I am going to give you two texts to work with. Your task is to build
a bridge between the two texts; that is, to come up with a statement
that shows the connections between them.
You will again have 25 minutes. This time the product will be in the
form of sentences written on this file card. I will give one file
card to each group. Before time is called today I would like your
group to come to an agreement as to what should be written on the
card. Yesterdays criteria were Height, Stability, Aesthetic
Appeal, and Task Efficiency, which are appropriate criteria for
judging a three-dimensional product. Todays criteria are
different, but should be familiar to you, since they are drawn from
the set of standards for writing and thinking that we have been
discussing all year. They are, Clarity, Accuracy, Relevance, and
Significance.
Once again I will ask the group to appoint a process observer. (You
may need to design a process for determining in a fair way who the
process observer will be.) Today the process observer can participate
in the discussion, but his/her primary concern will be to watch the
way the group works and once again report on how the group
operates.
At this point I give them copies of the two texts and read them out
loud. In the exercise I just completed, I asked the students to
compare part of a paragraph from All the Pretty Horses, the book we
are currently reading, with William Blakes poem The
Tyger. (Click here to see the two
texts.)
I then ask the students to re-form in the same groups as the day
before and begin. At the end of the 25 minutes I ask the process
observers to report again, and we talk about process issues. At this
point I tell them explicitly that both of these exercises have been
designed as a kind of metaphor for or mirror of Critical Thinking. I
have come to believe that the essential message of CT as I understand
it can be expressed in two sentences:
1) You are always involved in a process.
2) You can always change the process if it is not working.
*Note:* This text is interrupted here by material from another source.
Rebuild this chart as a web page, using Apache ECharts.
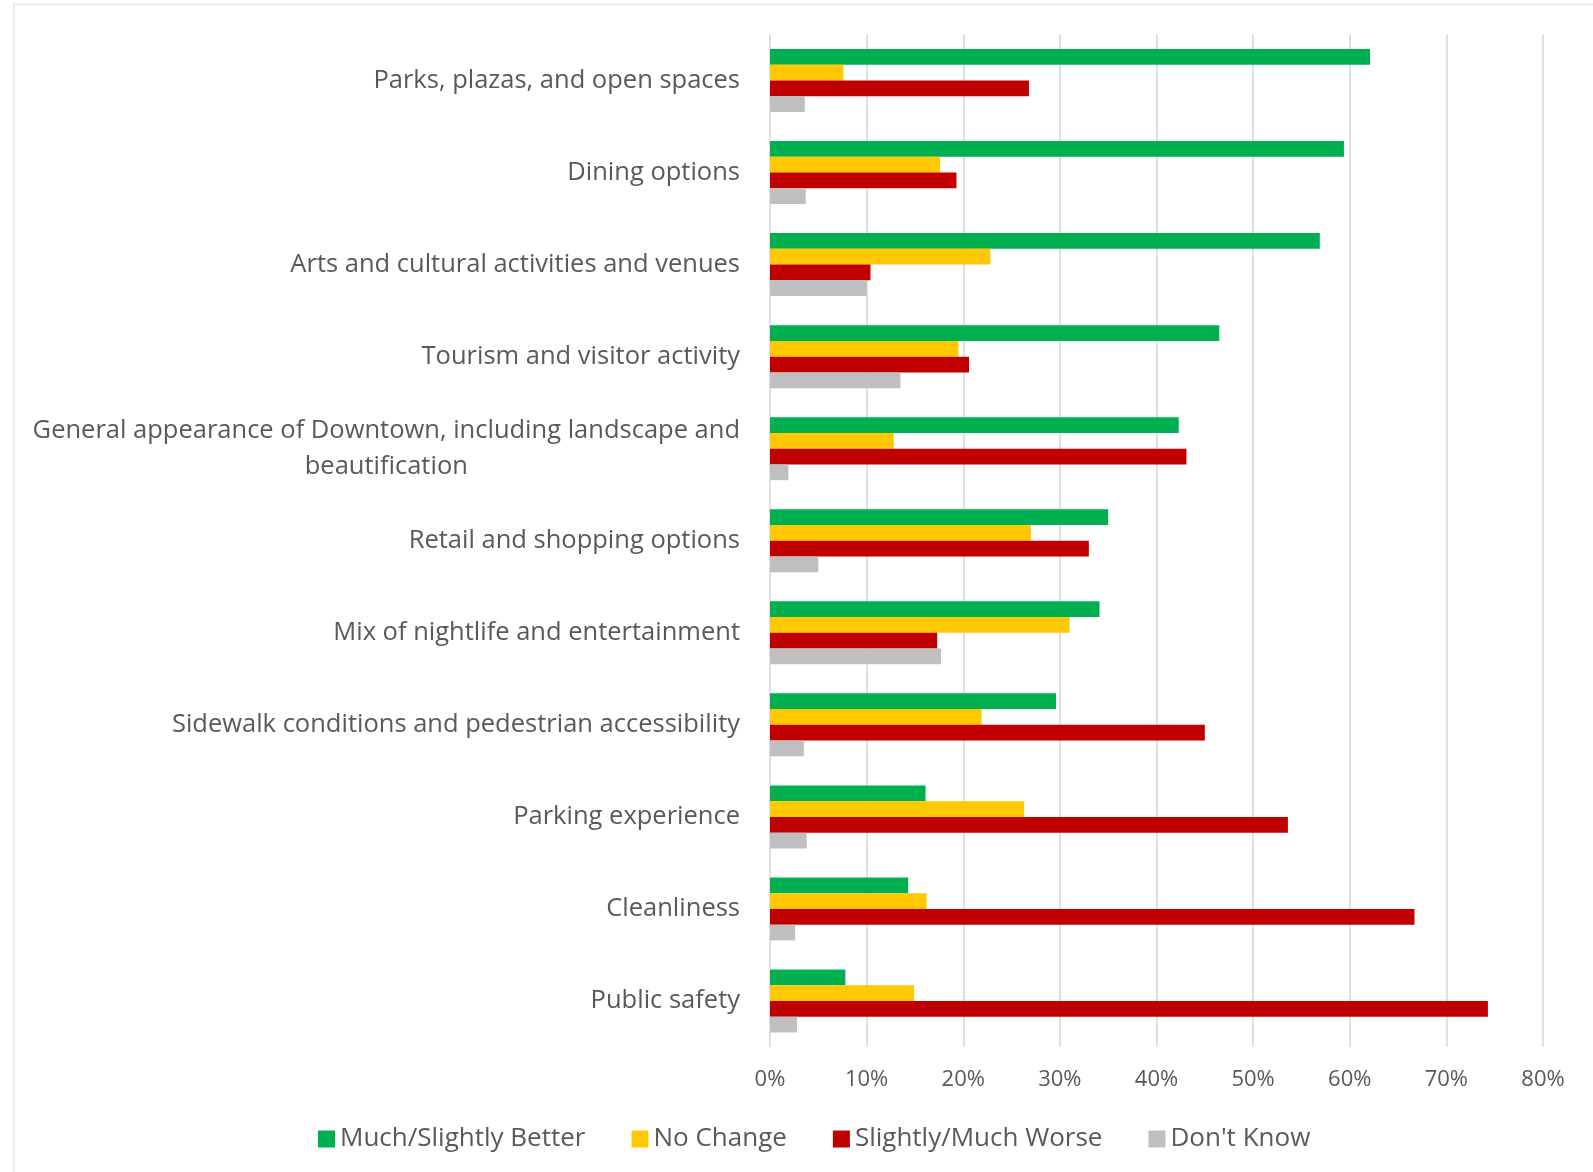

In each of these two lessons there was a question at issue, a
task. Completing the task involves coming up with some sort of
action plan. Once the task is completed, the next step is
generally some sort of assessment: did we solve the problem?
Is the solution a good one? How do we know?
The thinking that takes place at the level of action is just
thinking. But the thinking that monitors the process as it evolves,
that adapts or redefines the task, that troubleshoots along the way
and figures out how to overcome obstacles or get un-stuck:
THATs critical thinking as I understand it.
Now of course, all of this work has been done by students in small
groups. But I explain to the students that the group work is in a way
just a mirror of what individual thinkers do on their own inside
their heads. The role of the process observer is the critical
thinking function of the brain: the little voice inside your head
that talks you through whatever task is at hand.
Lesson Three
I have photocopied the file-card responses from each group. I tell
the students that I am going to turn over to them the responsibility
for doing the assessment of the file-card responses. I ask them to
rank-order the file card responses by applying the four criteria:
clarity, accuracy, relevance, and significance. At first they do this
individually. Then I ask them to get into groups, compare their
rankings, and see if they can come to a consensus within the group.
Again we compare and debrief.
(Click Here to see samples of
winning student response
to the assignment based on All the Pretty
Horses.)
It is my teacherly hope that this sequence of lessons gives the
students a clearer understanding of what CT is all about, and how to
apply it in the context of daily tasks and challenges. The message,
once again, is just this:
1) You are always involved in a process.
2) You can always change the process if it is not working.